Soccer fans in the European Union should be allowed to pick the cheapest way to watch games on television regardless of exclusive national broadcasting agreements, the EU's highest court ruled Tuesday.
The decision against England's Premier League _ the world's richest soccer league _ could have profound implications for how sports and other entertainment TV rights are sold in Europe.
Experts warn, however, it could be a short-lived Pyrrhic victory for European consumers, as the Premier League and other highly coveted leagues could push through pan-European packages at high rates, hurting fans in smaller markets.
They said it also could force a drastic revision in how TV programs are distributed throughout Europe's lucrative market of over 500 million people.
The European Court of Justice said it is "contrary to EU law" for rights holders to set up exclusive contracts for each EU nation and to seek to prohibit viewers from watching those games with a cheap decoder card from elsewhere in the EU.
Karen Murphy, landlady of The Red White & Blue pub in Portsmouth, England, started showing soccer games to her patrons using a Greek decoder, which cost her about one-tenth of the price she would have had to pay the Sky broadcasting network, which holds the British rights.
After an initial conviction, a British high court sought EU advice and the Luxembourg-based tribunal said in a statement that "national legislation which prohibits the import, sale or use of foreign decoder cards is contrary to the freedom to provide services and cannot be justified."
The Premier League said the dense 32-page judgment was too tough to come to immediate conclusions.
"We will take our time to digest and understand the full meaning of the judgment and how it might influence the future sale of Premier League audiovisual rights" in Europe, it said in a statement.
The decision could force through pan-European contracts as the business model, a sea change compared with the compartmentalized, national way of contracting now.
"It could have a dramatic impact on the marketing of sports rights," said Munich sports law expert Peter Duvinage.
Major rights holders like the Premier League might now look at the future and weigh the limited added value of a contract in Greece with the threat it now poses to its core home market in the U.K.
"If I am doing Premier League, then of course, why risk the prices in Greece becoming the prices in Britain. I will make sure that I do one deal," said Nick Bitel, the chairman of the Sports Rights Owners Coalition in London. "Consumers will find that they will have less choice."
The Premier League is by far the richest soccer league in the world. The latest three-year domestic broadcasting rights deal alone raised 1.782 billion pounds ($2.75 billion).
The Premier League said it will "continue to sell its audiovisual rights in a way that best meets the needs of our fans across Europe and the broadcast markets that serve them but is also compatible with European law."
One part of Tuesday's ruling did go against the pub owner.
For transmission in pubs, a lucrative part of the TV rights business, the court said certain parts like the opening video sequence, Premier League anthem and or certain graphics would need authorization from the author of the works.
"We are pleased that the judgment makes it clear that the screening in a pub of football-match broadcasts containing protected works requires the Premier League's authorization.

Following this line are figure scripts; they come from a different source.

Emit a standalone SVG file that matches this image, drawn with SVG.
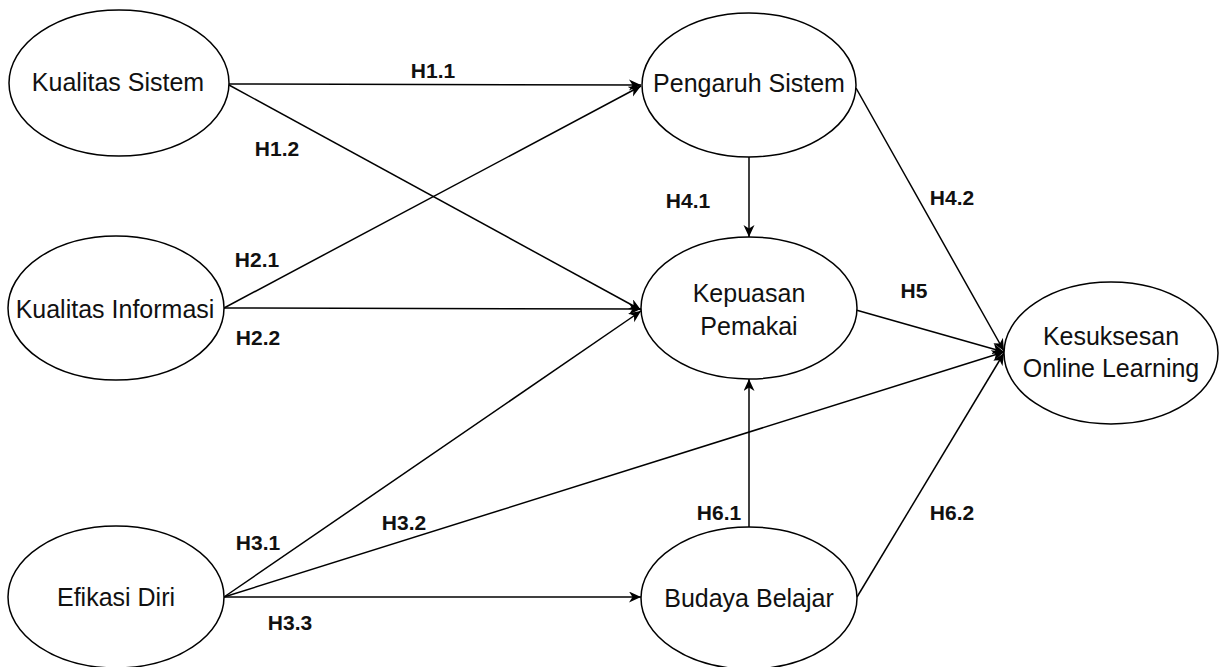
<svg xmlns="http://www.w3.org/2000/svg" width="1224" height="667" viewBox="0 0 1224 667">
  <style>
    .node ellipse { fill: #ffffff; stroke: #000000; stroke-width: 1.5; }
    .node text { font-family: "Liberation Sans", Arial, sans-serif; font-size: 25px; fill: #111111; text-anchor: middle; dominant-baseline: central; }
    .edge { fill: none; stroke: #000000; stroke-width: 1.5; marker-end: url(#arrow); }
    .lbl { font-family: "Liberation Sans", Arial, sans-serif; font-size: 21px; font-weight: bold; fill: #111111; text-anchor: middle; dominant-baseline: central; }
  </style>
  <defs>
    <marker id="arrow" markerUnits="userSpaceOnUse" markerWidth="14" markerHeight="12" refX="12" refY="5.5" orient="auto">
      <path d="M0,0 L12,5.5 L0,11 L3.5,5.5 z" fill="#000000"/>
    </marker>
  </defs>
  <rect width="1224" height="667" fill="#ffffff"/>

  <!-- connectors -->
  <g id="connectors">
    <line class="edge" x1="229" y1="84" x2="641" y2="85"/>
    <line class="edge" x1="229" y1="85" x2="641" y2="310"/>
    <line class="edge" x1="224" y1="308" x2="641" y2="86"/>
    <line class="edge" x1="224" y1="308" x2="641" y2="309"/>
    <line class="edge" x1="224" y1="597" x2="641" y2="311"/>
    <line class="edge" x1="224" y1="597" x2="1004" y2="352"/>
    <line class="edge" x1="224" y1="597" x2="641" y2="597"/>
    <line class="edge" x1="749" y1="156" x2="749" y2="237"/>
    <line class="edge" x1="856" y1="88" x2="1004" y2="351"/>
    <line class="edge" x1="856" y1="310" x2="1004" y2="352"/>
    <line class="edge" x1="749" y1="527" x2="749" y2="379"/>
    <line class="edge" x1="857" y1="597" x2="1004" y2="353"/>

    <text class="lbl" x="433" y="70">H1.1</text>
    <text class="lbl" x="277" y="148">H1.2</text>
    <text class="lbl" x="257" y="259">H2.1</text>
    <text class="lbl" x="258" y="337">H2.2</text>
    <text class="lbl" x="258" y="542">H3.1</text>
    <text class="lbl" x="404" y="522">H3.2</text>
    <text class="lbl" x="290" y="622">H3.3</text>
    <text class="lbl" x="688" y="200">H4.1</text>
    <text class="lbl" x="952" y="197">H4.2</text>
    <text class="lbl" x="914" y="290">H5</text>
    <text class="lbl" x="719" y="512">H6.1</text>
    <text class="lbl" x="952" y="512">H6.2</text>
  </g>

  <!-- nodes -->
  <g id="kualitas-sistem" class="node">
    <ellipse cx="119" cy="83" rx="110" ry="73"/>
    <text x="118" y="82">Kualitas Sistem</text>
  </g>
  <g id="kualitas-informasi" class="node">
    <ellipse cx="116" cy="308" rx="108" ry="72"/>
    <text x="115" y="309">Kualitas Informasi</text>
  </g>
  <g id="efikasi-diri" class="node">
    <ellipse cx="116" cy="597" rx="108" ry="71"/>
    <text x="116" y="597">Efikasi Diri</text>
  </g>
  <g id="pengaruh-sistem" class="node">
    <ellipse cx="749" cy="85" rx="107" ry="72"/>
    <text x="749" y="83">Pengaruh Sistem</text>
  </g>
  <g id="kepuasan-pemakai" class="node">
    <ellipse cx="749" cy="308" rx="108" ry="71"/>
    <text x="749" y="293">Kepuasan</text>
    <text x="749" y="326">Pemakai</text>
  </g>
  <g id="budaya-belajar" class="node">
    <ellipse cx="749" cy="598" rx="108" ry="71"/>
    <text x="749" y="598">Budaya Belajar</text>
  </g>
  <g id="kesuksesan-online-learning" class="node">
    <ellipse cx="1111" cy="353" rx="107" ry="71"/>
    <text x="1111" y="336">Kesuksesan</text>
    <text x="1111" y="368">Online Learning</text>
  </g>
</svg>
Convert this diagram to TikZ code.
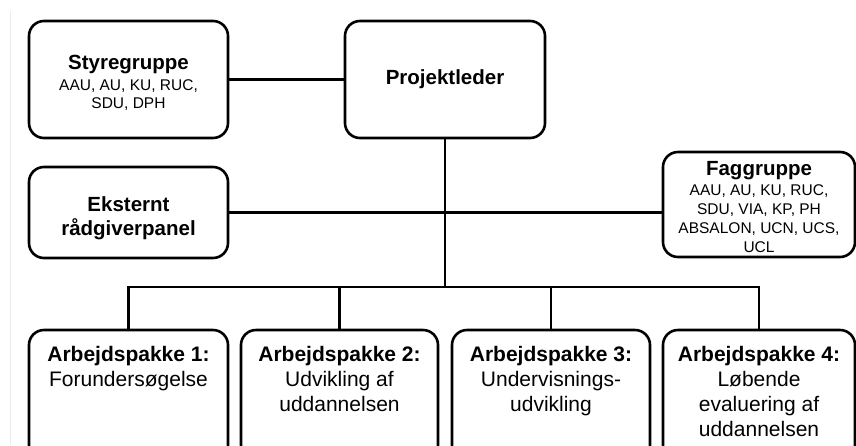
\documentclass[tikz,border=0pt]{standalone}
\usepackage{fontspec}
\setmainfont{Liberation Sans}
\newcommand\subtxt{\fontsize{15.5}{18}\selectfont}

\tikzset{
  box/.style={draw, line width=2.6pt, rounded corners=15pt, inner sep=0pt, align=center,
    font=\fontsize{20.5}{24}\selectfont},
  pkgtext/.style={anchor=north, inner sep=0pt, align=center, font=\fontsize{21}{25}\selectfont},
  link/.style={line width=2.6pt}
}

\begin{document}
\begin{tikzpicture}[x=1pt, y=-1pt]
        \useasboundingbox (0,0) rectangle (856,445);
        \clip (0,0) rectangle (856,445);
        \draw[black!8, line width=1pt] (10,11) -- (10,445);

        \node[box, minimum width=199, minimum height=117] (styre) at (128.5,79.5)
          {\rule{0pt}{21pt}\textbf{Styregruppe}\\[-3pt] \subtxt AAU, AU, KU, RUC,\\[-6pt] \subtxt SDU, DPH};
        \node[box, minimum width=200, minimum height=117] (proj) at (445,79.5) {\textbf{Projektleder}};
        \node[box, minimum width=199, minimum height=91] (ekst) at (128.5,212.5)
          {\rule{0pt}{26.5pt}\textbf{Eksternt}\\ \textbf{rådgiverpanel}};
        \node[box, minimum width=192, minimum height=105] (fag) at (759,204.5)
          {\rule{0pt}{19pt}\textbf{Faggruppe}\\[-4pt] \subtxt AAU, AU, KU, RUC,\\[-5pt] \subtxt SDU, VIA, KP, PH\\[-5pt]
           \subtxt ABSALON, UCN, UCS,\\[-5pt] \subtxt UCL};

        \node[box, minimum width=199, minimum height=130] (ap1) at (128.5,395) {};
        \node[box, minimum width=197, minimum height=130] (ap2) at (339.5,395) {};
        \node[box, minimum width=198, minimum height=130] (ap3) at (551,395) {};
        \node[box, minimum width=192, minimum height=130] (ap4) at (759,395) {};

        \node[pkgtext] (ap1t) at ([yshift=-17]ap1.north) {\textbf{Arbejdspakke 1:}\\ Forundersøgelse};
        \node[pkgtext] (ap2t) at ([yshift=-17]ap2.north) {\textbf{Arbejdspakke 2:}\\ Udvikling af\\ uddannelsen};
        \node[pkgtext] (ap3t) at ([yshift=-17]ap3.north) {\textbf{Arbejdspakke 3:}\\ Undervisnings-\\ udvikling};
        \node[pkgtext] (ap4t) at ([yshift=-17]ap4.north) {\textbf{Arbejdspakke 4:}\\ Løbende\\ evaluering af\\ uddannelsen};

        \coordinate (bus) at (445,287);
        \draw[link] (styre) -- (proj);
        \draw[link] (ekst.east) -- (ekst.east -| fag.west);
        \draw[link] (proj) -- (bus);
        \draw[link] (ap1.north) |- (bus) -| (ap4.north);
        \draw[link] (ap2.north) -- (ap2.north |- bus);
        \draw[link] (ap3.north) -- (ap3.north |- bus);
      \end{tikzpicture}
\end{document}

Currently only Sky and ESPN are authorized by the Premier League to make such broadcasts," the Premier League statement said.
Since the EU advice still has to go back to the British court, many warned it was still tough to assess the potential implications of the ruling on the lucrative European TV market.
For years, the 27-nation EU has been working to turn the territory of its member states into on open market unburdened by the commercial borders that hurt continent-wide trade in the past.
The court said the practice of selling rights on a country-by-country basis and keeping cheaper alternatives out of other member states as a blatant infringement on that principle.
But a broader market does not necessarily mean a cheaper market, since it might become dominated by only a few media behemoths from Europe's most populous countries with little regard for the cultural quilt that is Europe.
"As a result of that, I don't think will be competition driving the prices down. What you will find is that it is likely that the result will be that it will drive prices up," said Bitel.
If the ruling ultimately means the full pan-European selling of TV rights, "the likes of the Skys and the ESPNs in sports will clearly be the winners and it won't be the national broadcasters," Bitel said.